Task statement — Below is a listing; write it out exactly and drop any images from it.
⟨
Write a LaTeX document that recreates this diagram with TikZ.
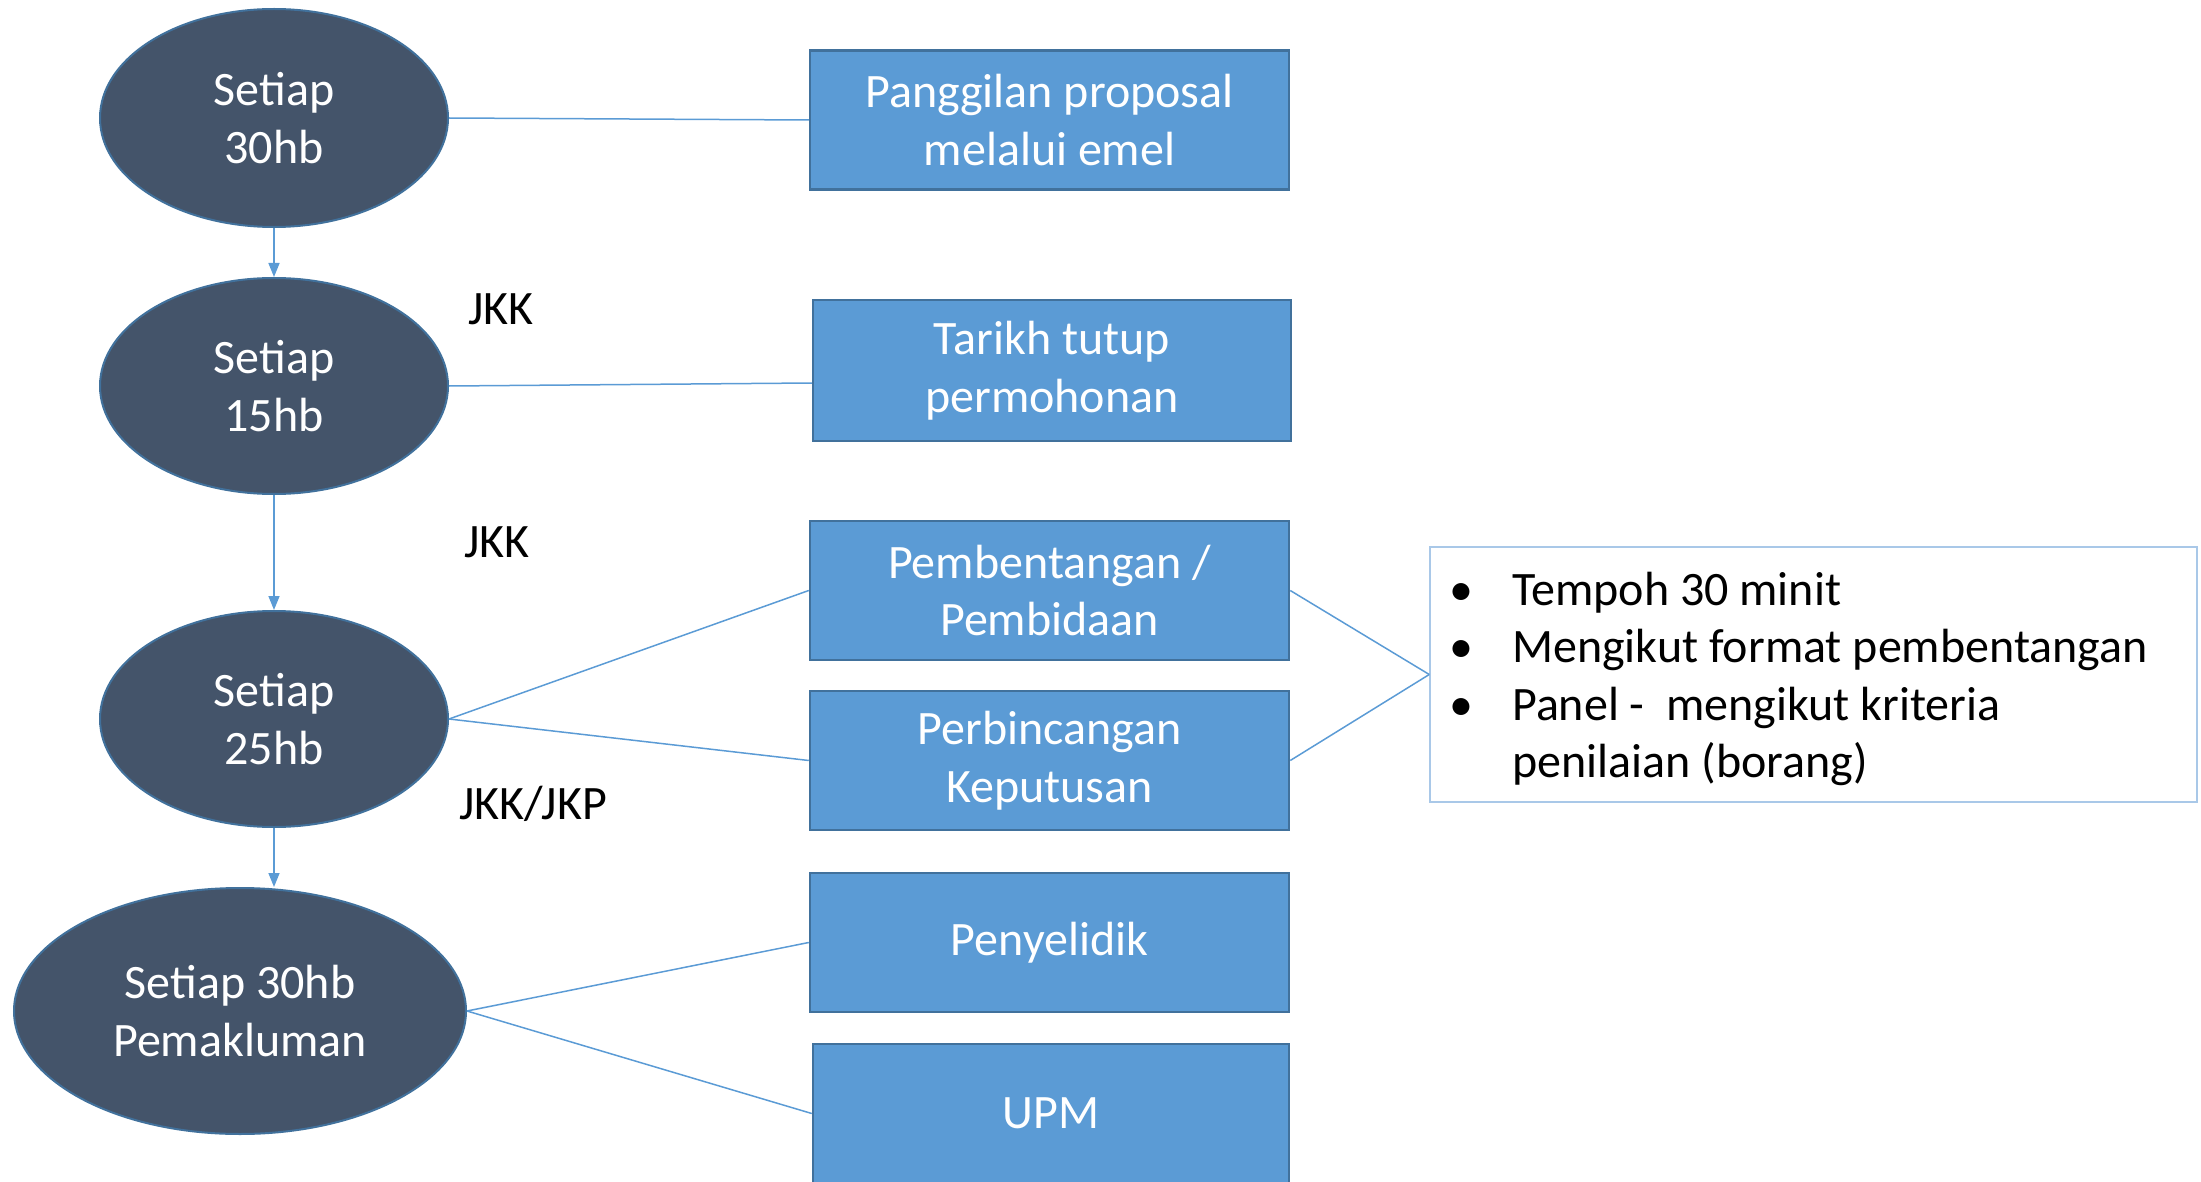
\documentclass[tikz,border=0pt]{standalone}
\usepackage{fontspec}
\setmainfont{Carlito}
\usetikzlibrary{shapes.geometric,arrows.meta}
\definecolor{ellfill}{HTML}{44546A}
\definecolor{boxfill}{HTML}{5B9BD5}
\definecolor{boxline}{HTML}{41719C}
\definecolor{linecol}{HTML}{5B9BD5}
\definecolor{tbline}{HTML}{A9C8E8}
\newcommand{\bigfont}{\fontsize{48}{57.5}\selectfont}
\newcommand{\bul}{\makebox[63pt][l]{•}}
\begin{document}
\begin{tikzpicture}[x=1pt,y=-1pt,
  ell/.style={ellipse, draw=boxline, line width=2pt, fill=ellfill, text=white, align=center, inner sep=0pt, font=\bigfont},
  box/.style={rectangle, draw=boxline, line width=2.5pt, fill=boxfill, text=white, align=center, minimum width=479pt, minimum height=139pt, inner sep=0pt, font=\bigfont},
  conn/.style={draw=linecol, line width=1.5pt},
  arr/.style={conn, -{Triangle[length=14pt,width=11pt]}},
  lbl/.style={text=black, font=\bigfont, inner sep=0pt}]
\useasboundingbox (0,0) rectangle (2201,1182);
\clip (0,0) rectangle (2201,1182);
% ellipses
\node[ell, minimum width=348pt, minimum height=218pt] (e1) at (274,118) {Setiap\\30hb};
\node[ell, minimum width=348pt, minimum height=216pt] (e2) at (274,386) {Setiap\\15hb};
\node[ell, minimum width=348pt, minimum height=216pt] (e3) at (274,719) {Setiap\\25hb};
\node[ell, minimum width=452pt, minimum height=246pt] (e4) at (240,1011) {Setiap 30hb\\Pemakluman};
% boxes
\node[box] (b1) at (1049.5,120) {Panggilan proposal\\melalui emel};
\node[box, minimum width=478pt, minimum height=141pt] (b2) at (1052,370.5) {Tarikh tutup\\permohonan};
\node[box] (b3) at (1049.5,590.5) {Pembentangan /\\Pembidaan};
\node[box] (b4) at (1049.5,760.5) {Perbincangan\\Keputusan};
\node[box] (b5) at (1049.5,942.5) {Penyelidik};
\node[box, minimum width=476pt] (b6) at (1051,1113.5) {UPM};
% text box
\node[draw=tbline, line width=1.5pt, fill=white, minimum width=767pt, minimum height=255pt, inner sep=0pt] (tb) at (1813.5,674.5) {};
\node[anchor=west, align=left, inner sep=0pt, font=\bigfont, text=black] (tl) at (1449,679)
 {\bul Tempoh 30 minit\\ \bul Mengikut format pembentangan\\ \bul Panel -\ \ mengikut kriteria\\ \hspace*{63pt}penilaian (borang)};
% labels
\node[lbl] (l1) at (501,309) {JKK};
\node[lbl] (l2) at (497,542) {JKK};
\node[lbl] (l3) at (533,804) {JKK/JKP};
% arrows
\draw[arr] (e1.south) -- (e2.north);
\draw[arr] (e2.south) -- (e3.north);
\draw[arr] (e3.south) -- (e3.south |- e4.north);
% connectors
\draw[conn] (e1.east) -- (b1.west);
\draw[conn] (e2.east) -- ([yshift=-12.5pt]b2.west);
\draw[conn] (e3.east) -- (b3.west);
\draw[conn] (e3.east) -- (b4.west);
\draw[conn] (e4.east) -- (b5.west);
\draw[conn] (e4.east) -- (b6.west);
\draw[conn] (b3.east) -- (tb.west);
\draw[conn] (b4.east) -- (tb.west);
\end{tikzpicture}
\end{document}
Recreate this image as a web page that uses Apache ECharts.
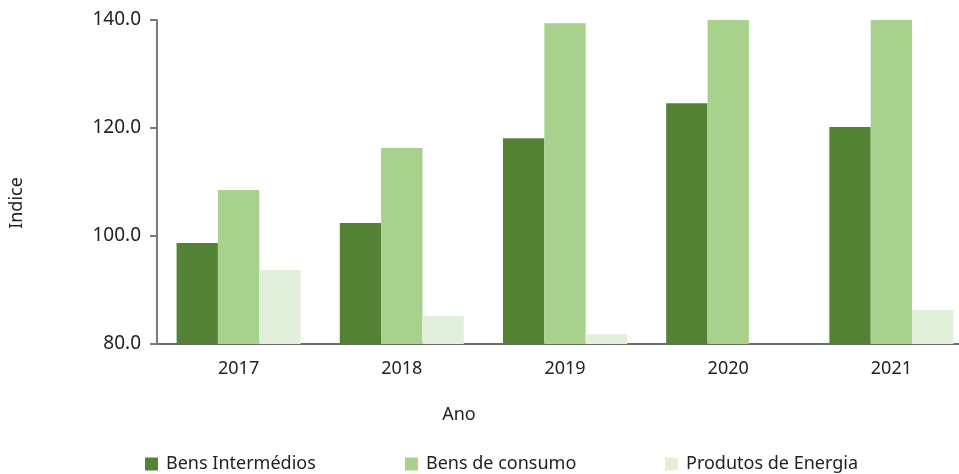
<!DOCTYPE html>
<html>
<head>
<meta charset="utf-8">
<script src="https://cdn.jsdelivr.net/npm/echarts@6/dist/echarts.min.js"></script>
<style>
html, body { margin: 0; padding: 0; background: #fff; overflow: hidden; }
#chart { width: 973px; height: 474px; }
</style>
</head>
<body>
<div id="chart"></div>
<script>
const anos = ['2017', '2018', '2019', '2020', '2021']
const bensIntermedios = [98.7, 102.4, 118.1, 124.6, 120.2]
const bensConsumo = [108.5, 116.3, 139.4, 146.0, 146.0]
const produtosEnergia = [93.7, 85.2, 81.8, 76.0, 86.3]
const yTicks = [80, 100, 120, 140]

const font = 'Noto Sans'
const cores = ['#548235', '#A9D18E', '#E2EFDA']

const chart = echarts.init(document.getElementById('chart'))

function legenda(nome, left) {
  return {
    data: [nome],
    left: left,
    top: 455,
    padding: 0,
    icon: 'rect',
    itemWidth: 13,
    itemHeight: 13,
    itemGap: 0,
    selectedMode: false,
    textStyle: { fontFamily: font, fontSize: 18, color: '#222', padding: [0, 0, 0, 3] }
  }
}

let option = {
  animation: false,
  color: cores,
  grid: { left: 154, right: 0, top: 20, bottom: 130, containLabel: false },
  legend: [
    legenda('Bens Intermédios', 145),
    legenda('Bens de consumo', 405),
    legenda('Produtos de Energia', 665)
  ],
  xAxis: {
    type: 'category',
    data: anos,
    name: 'Ano',
    nameLocation: 'middle',
    nameGap: 62,
    nameTextStyle: { fontFamily: font, fontSize: 18, color: '#222', padding: [0, 0, 0, -212] },
    axisLine: { lineStyle: { color: '#6e6e6e', width: 2 } },
    axisTick: { show: false },
    axisLabel: { fontFamily: font, fontSize: 18, color: '#222', margin: 16 }
  },
  yAxis: {
    type: 'value',
    min: yTicks[0],
    max: yTicks[yTicks.length - 1],
    interval: 20,
    name: 'Indice',
    nameLocation: 'middle',
    nameGap: 131,
    nameRotate: 90,
    nameTextStyle: { fontFamily: font, fontSize: 18, color: '#222', padding: [0, 42, 0, 0] },
    axisLine: { show: true, lineStyle: { color: '#7a7a7a', width: 2 } },
    axisTick: { show: true, length: 7, lineStyle: { color: '#7a7a7a', width: 2 } },
    splitLine: { show: false },
    axisLabel: {
      fontFamily: font, fontSize: 19, color: '#222', margin: 16,
      formatter: v => v.toFixed(1)
    }
  },
  series: [
    { name: 'Bens Intermédios', type: 'bar', data: bensIntermedios, barGap: '0%', barCategoryGap: '24%', clip: true },
    { name: 'Bens de consumo', type: 'bar', data: bensConsumo, barGap: '0%', barCategoryGap: '24%', clip: true },
    { name: 'Produtos de Energia', type: 'bar', data: produtosEnergia, barGap: '0%', barCategoryGap: '24%', clip: true }
  ]
}

chart.setOption(option)
</script>
</body>
</html>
⟩
Exercise solution —
Write a LaTeX document that recreates this diagram with TikZ.
\documentclass[tikz,border=0pt]{standalone}
\usepackage{fontspec}
\setmainfont{Carlito}
\usetikzlibrary{shapes.geometric,arrows.meta}
\definecolor{ellfill}{HTML}{44546A}
\definecolor{boxfill}{HTML}{5B9BD5}
\definecolor{boxline}{HTML}{41719C}
\definecolor{linecol}{HTML}{5B9BD5}
\definecolor{tbline}{HTML}{A9C8E8}
\newcommand{\bigfont}{\fontsize{48}{57.5}\selectfont}
\newcommand{\bul}{\makebox[63pt][l]{•}}
\begin{document}
\begin{tikzpicture}[x=1pt,y=-1pt,
  ell/.style={ellipse, draw=boxline, line width=2pt, fill=ellfill, text=white, align=center, inner sep=0pt, font=\bigfont},
  box/.style={rectangle, draw=boxline, line width=2.5pt, fill=boxfill, text=white, align=center, minimum width=479pt, minimum height=139pt, inner sep=0pt, font=\bigfont},
  conn/.style={draw=linecol, line width=1.5pt},
  arr/.style={conn, -{Triangle[length=14pt,width=11pt]}},
  lbl/.style={text=black, font=\bigfont, inner sep=0pt}]
\useasboundingbox (0,0) rectangle (2201,1182);
\clip (0,0) rectangle (2201,1182);
% ellipses
\node[ell, minimum width=348pt, minimum height=218pt] (e1) at (274,118) {Setiap\\30hb};
\node[ell, minimum width=348pt, minimum height=216pt] (e2) at (274,386) {Setiap\\15hb};
\node[ell, minimum width=348pt, minimum height=216pt] (e3) at (274,719) {Setiap\\25hb};
\node[ell, minimum width=452pt, minimum height=246pt] (e4) at (240,1011) {Setiap 30hb\\Pemakluman};
% boxes
\node[box] (b1) at (1049.5,120) {Panggilan proposal\\melalui emel};
\node[box, minimum width=478pt, minimum height=141pt] (b2) at (1052,370.5) {Tarikh tutup\\permohonan};
\node[box] (b3) at (1049.5,590.5) {Pembentangan /\\Pembidaan};
\node[box] (b4) at (1049.5,760.5) {Perbincangan\\Keputusan};
\node[box] (b5) at (1049.5,942.5) {Penyelidik};
\node[box, minimum width=476pt] (b6) at (1051,1113.5) {UPM};
% text box
\node[draw=tbline, line width=1.5pt, fill=white, minimum width=767pt, minimum height=255pt, inner sep=0pt] (tb) at (1813.5,674.5) {};
\node[anchor=west, align=left, inner sep=0pt, font=\bigfont, text=black] (tl) at (1449,679)
 {\bul Tempoh 30 minit\\ \bul Mengikut format pembentangan\\ \bul Panel -\ \ mengikut kriteria\\ \hspace*{63pt}penilaian (borang)};
% labels
\node[lbl] (l1) at (501,309) {JKK};
\node[lbl] (l2) at (497,542) {JKK};
\node[lbl] (l3) at (533,804) {JKK/JKP};
% arrows
\draw[arr] (e1.south) -- (e2.north);
\draw[arr] (e2.south) -- (e3.north);
\draw[arr] (e3.south) -- (e3.south |- e4.north);
% connectors
\draw[conn] (e1.east) -- (b1.west);
\draw[conn] (e2.east) -- ([yshift=-12.5pt]b2.west);
\draw[conn] (e3.east) -- (b3.west);
\draw[conn] (e3.east) -- (b4.west);
\draw[conn] (e4.east) -- (b5.west);
\draw[conn] (e4.east) -- (b6.west);
\draw[conn] (b3.east) -- (tb.west);
\draw[conn] (b4.east) -- (tb.west);
\end{tikzpicture}
\end{document}
Recreate this image as a web page that uses Apache ECharts.
<!DOCTYPE html>
<html>
<head>
<meta charset="utf-8">
<script src="https://cdn.jsdelivr.net/npm/echarts@6/dist/echarts.min.js"></script>
<style>
html, body { margin: 0; padding: 0; background: #fff; overflow: hidden; }
#chart { width: 973px; height: 474px; }
</style>
</head>
<body>
<div id="chart"></div>
<script>
const anos = ['2017', '2018', '2019', '2020', '2021']
const bensIntermedios = [98.7, 102.4, 118.1, 124.6, 120.2]
const bensConsumo = [108.5, 116.3, 139.4, 146.0, 146.0]
const produtosEnergia = [93.7, 85.2, 81.8, 76.0, 86.3]
const yTicks = [80, 100, 120, 140]

const font = 'Noto Sans'
const cores = ['#548235', '#A9D18E', '#E2EFDA']

const chart = echarts.init(document.getElementById('chart'))

function legenda(nome, left) {
  return {
    data: [nome],
    left: left,
    top: 455,
    padding: 0,
    icon: 'rect',
    itemWidth: 13,
    itemHeight: 13,
    itemGap: 0,
    selectedMode: false,
    textStyle: { fontFamily: font, fontSize: 18, color: '#222', padding: [0, 0, 0, 3] }
  }
}

let option = {
  animation: false,
  color: cores,
  grid: { left: 154, right: 0, top: 20, bottom: 130, containLabel: false },
  legend: [
    legenda('Bens Intermédios', 145),
    legenda('Bens de consumo', 405),
    legenda('Produtos de Energia', 665)
  ],
  xAxis: {
    type: 'category',
    data: anos,
    name: 'Ano',
    nameLocation: 'middle',
    nameGap: 62,
    nameTextStyle: { fontFamily: font, fontSize: 18, color: '#222', padding: [0, 0, 0, -212] },
    axisLine: { lineStyle: { color: '#6e6e6e', width: 2 } },
    axisTick: { show: false },
    axisLabel: { fontFamily: font, fontSize: 18, color: '#222', margin: 16 }
  },
  yAxis: {
    type: 'value',
    min: yTicks[0],
    max: yTicks[yTicks.length - 1],
    interval: 20,
    name: 'Indice',
    nameLocation: 'middle',
    nameGap: 131,
    nameRotate: 90,
    nameTextStyle: { fontFamily: font, fontSize: 18, color: '#222', padding: [0, 42, 0, 0] },
    axisLine: { show: true, lineStyle: { color: '#7a7a7a', width: 2 } },
    axisTick: { show: true, length: 7, lineStyle: { color: '#7a7a7a', width: 2 } },
    splitLine: { show: false },
    axisLabel: {
      fontFamily: font, fontSize: 19, color: '#222', margin: 16,
      formatter: v => v.toFixed(1)
    }
  },
  series: [
    { name: 'Bens Intermédios', type: 'bar', data: bensIntermedios, barGap: '0%', barCategoryGap: '24%', clip: true },
    { name: 'Bens de consumo', type: 'bar', data: bensConsumo, barGap: '0%', barCategoryGap: '24%', clip: true },
    { name: 'Produtos de Energia', type: 'bar', data: produtosEnergia, barGap: '0%', barCategoryGap: '24%', clip: true }
  ]
}

chart.setOption(option)
</script>
</body>
</html>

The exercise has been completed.